212 entry daha
  • eşcinsel edebiyatına dair örnek filmlerden biri. en büyük sebebi ise duygunun seyirciye tam anlamıyla yansıtılabilmesi ve filmin realitesinin izleyiciyi içine çekmesi. nedense fransız yapımı eşcinsel filmler bu kulvarlarda son yıllarda liderliği eline aldı gidiyor.

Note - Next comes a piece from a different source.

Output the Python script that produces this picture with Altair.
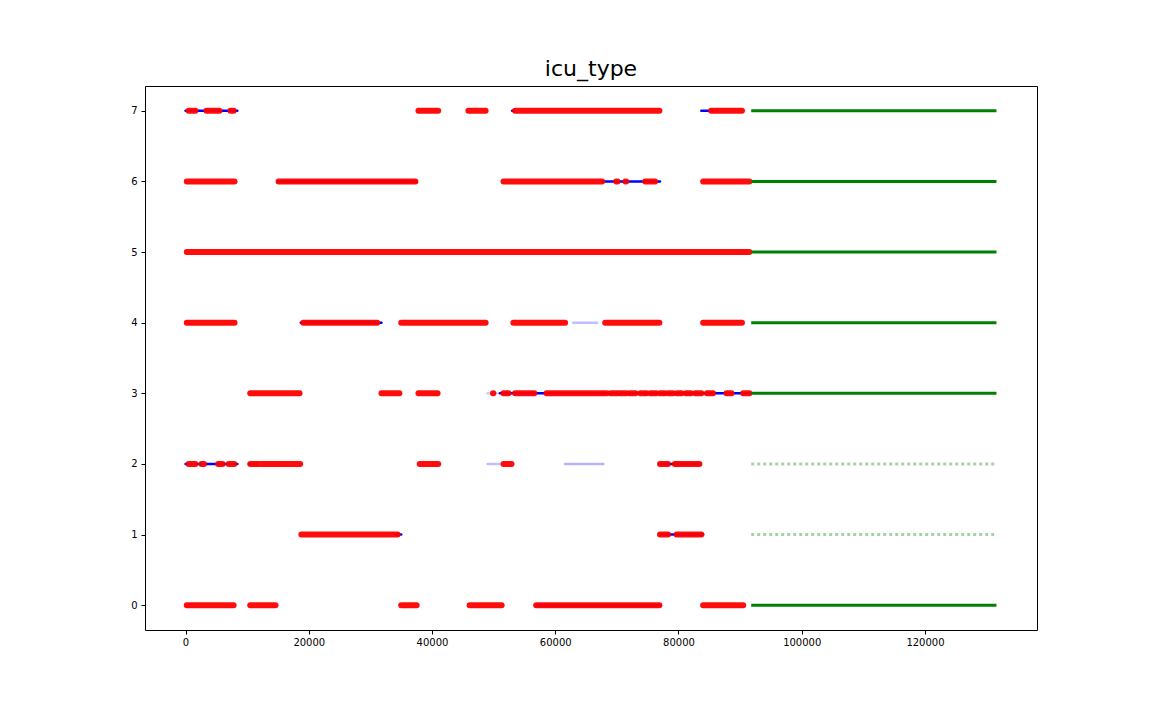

    şimdi filme baktığımız zaman aslında konusu fazlasıyla sıradan. ama yönetmen ve oyuncular kesinlikle öyle değil. özellikle adele karakterinin yaşadığı süreçleri daha önce yaşadıysanız izleyiciyle kurulan iletişimin başarısını daha net görmeniz mümkün. ama, yüzde yüz heteroseksüellerin bile kendinden bir şeyler bulacağına inanıyorum. sonuçta hep diyoruz duyguların cinsiyeti olamaz. film boyunca siz de karakterlerin yaşadıklarını onlarla beraber yaşamaktan alamıyorsunuz kendinizi. özellikle bazı ayrıntılar var ki, heteroseksüel erkek bir yönetmenin bunları nasıl yakaladığını ve nasıl bu kadar yalın yansıtabildiğini sorgulamaya itiyor sizi.

    --- spoiler ---

    tüketilen ilişkinin tek bir sorumlusu olmamasına rağmen, tüm ihalenin adele'e kalması, adele'in ilgisizlik ve bıkkınlıktan doğan yalnızlığının emma'ya duyduğu aşkı ya da tutkuyu tüketememesi insan ilişkilerinin ne kadar acımasız olabileceğine dair güzel vurgulardı. öte yandan emma'nın adele'e duyduğu heyecanı kaybetmesiyle ve bunu kısmen de olsa iş hayatında aramasıyla farkında olmadan ilişkisine verdiği zarar yine zaman zaman hepimizin içine düştüğü bi kapanı hatırlattı bana. sonrası yine hepimizin bildiği şeyler işte. pişmanlık, her şeye rağmen duyulan öldürücü özlem, öfke, acı, kuyruğu dik tutma çabası vs vs. yani hiç edilen imrenilesi bir ilişki.

    --- spoiler ---

    gönül işleri işte. fazlasıyla kıymet ve emek istiyor. zaman zaman değil her zaman istiyor. nasılsa elimin altında, nasılsa tolere eder rahatlığı değil, ilgi ve tutku istiyor. adele ve emma da bunu bir kez daha tüm gerçekliğiyle yüzümüze vuruyor.